Dettagli Recensione
Risultato ottenuto?
Un libro difficile. Difficile per chi lo scrive: per il figlio, costante e talvolta inopportuno (leggasi il capitolo "interludio") testimone del progressivo spegnersi del padre; per il padre che ogni giorno sente appunto che la sua morte è più vicina e ciò nonostante trova il coraggio di realizzare una interessante ed affascinante cronaca della propria vita e dei fatti storici avvenuti in quel periodo; e un libro difficile infine anche per chi lo legge: se non si ha una minima conoscenza di filosofia orientale e della storia della seconda metà del novecento molte considerazioni o intuizioni dell' autore risulteranno piuttosto ostiche. Certo viene spontaneo chiedersi perché qualcuno che non è interessato ad almeno uno degli argomenti sopracitati si metta a leggere questo libro (anche se le motivazioni possono essere tante: la fama dell’autore, il consiglio di un amico, o magari proprio la voglia di incominciare ad addentrarsi in questi argomenti), tuttavia anche il lettore addentro in questioni storico filosofiche, pur rimanendo appagato per quel che riguarda la sezione relativa all’aneddotica storico-biografica, noterà nascere in sé un conflitto sempre più acceso, vivo ed insopportabile, allorché si soffermerà a ragionare sulla parte filosofica.

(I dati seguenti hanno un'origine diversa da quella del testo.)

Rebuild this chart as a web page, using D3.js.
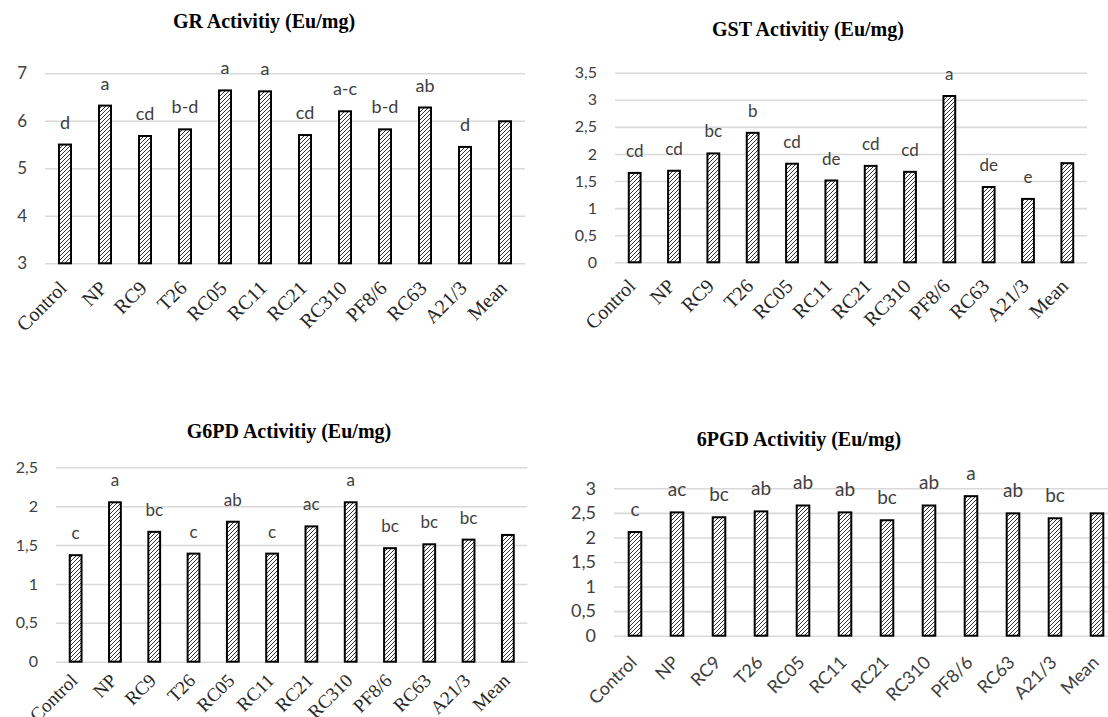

E questo conflitto interiore è in crescendo costante con il libro poiché la sua metà logica, quella del lettore (ammesso che di metà si voglia parlare), gli farà comprendere, se non addirittura approvare, la gioia e la curiosità con cui l'autore si appresta a dipartire da questo mondo, ma l’altra metà, quella governata dai sentimenti, lo farà soffrire per l'ineluttabile destino di un uomo che ha vissuto tanto e in maniera completa e che ormai è inesorabilmente condannato dalla malattia.
Non dovrebbe essere il contrario?
Se uno ha compreso l’ultimo messaggio di Terzani, se è vero quel che afferma, non dovrebbe sentire col cuore che ha ragione lui e con la logica della mente vedere invece che, al di là dei discorsi e della filosofia, lo scrittore è soltanto entrato nella fase dell'accettazione della morte?
In definitiva in questo libro uno dei principali intenti dell'autore è quello di farci intuire e vivere con gioia il giornaliero appropinquarsi della morte, del resto anche il titolo ce lo suggerisce, ma questo intento alla fine viene meno ed il suo messaggio è talmente poco convincente che (scusate la divagazione personale) ricordo che quando scrissi questa recensione mi sentii addirittura in colpa per aver criticato l'ultima opera di un uomo buono e gentile che ormai non era più… ma, ancora una volta, questo istintivo sentimento non è forse l'esatto opposto di quello che voleva ottenere Terzani, che capissimo cioè cos’è in realtà la morte (e dunque la vita), che imparassimo a non averne paura, a non soffrirne? “Paura della morte. Perché? Perché si sa di dover abbandonare tutto quello che conosciamo… Ma se ti ci avvicini prima, se impari a rinunciare…”
Probabilmente non è colpa sua, se il figlio dell'autore infatti avesse evitato di intercalare ai discorsi del padre le osservazioni sulla sua condizione fisica in progressivo peggioramento e se avesse invece diluito la narrazione in pensieri, ragionamenti, riflessioni e rivelazioni fino a far si che si perdesse la traccia dei tristi fatti nella cristallina purezza della mente del grande giornalista, forse, ispirati unicamente dalle sue parole, avremmo inteso meglio il suo messaggio e giungere alla conclusione del libro non sarebbe stato così doloroso. Ma così invece non è e purtroppo il risultato finale è quello di un libro solo parzialmente riuscito.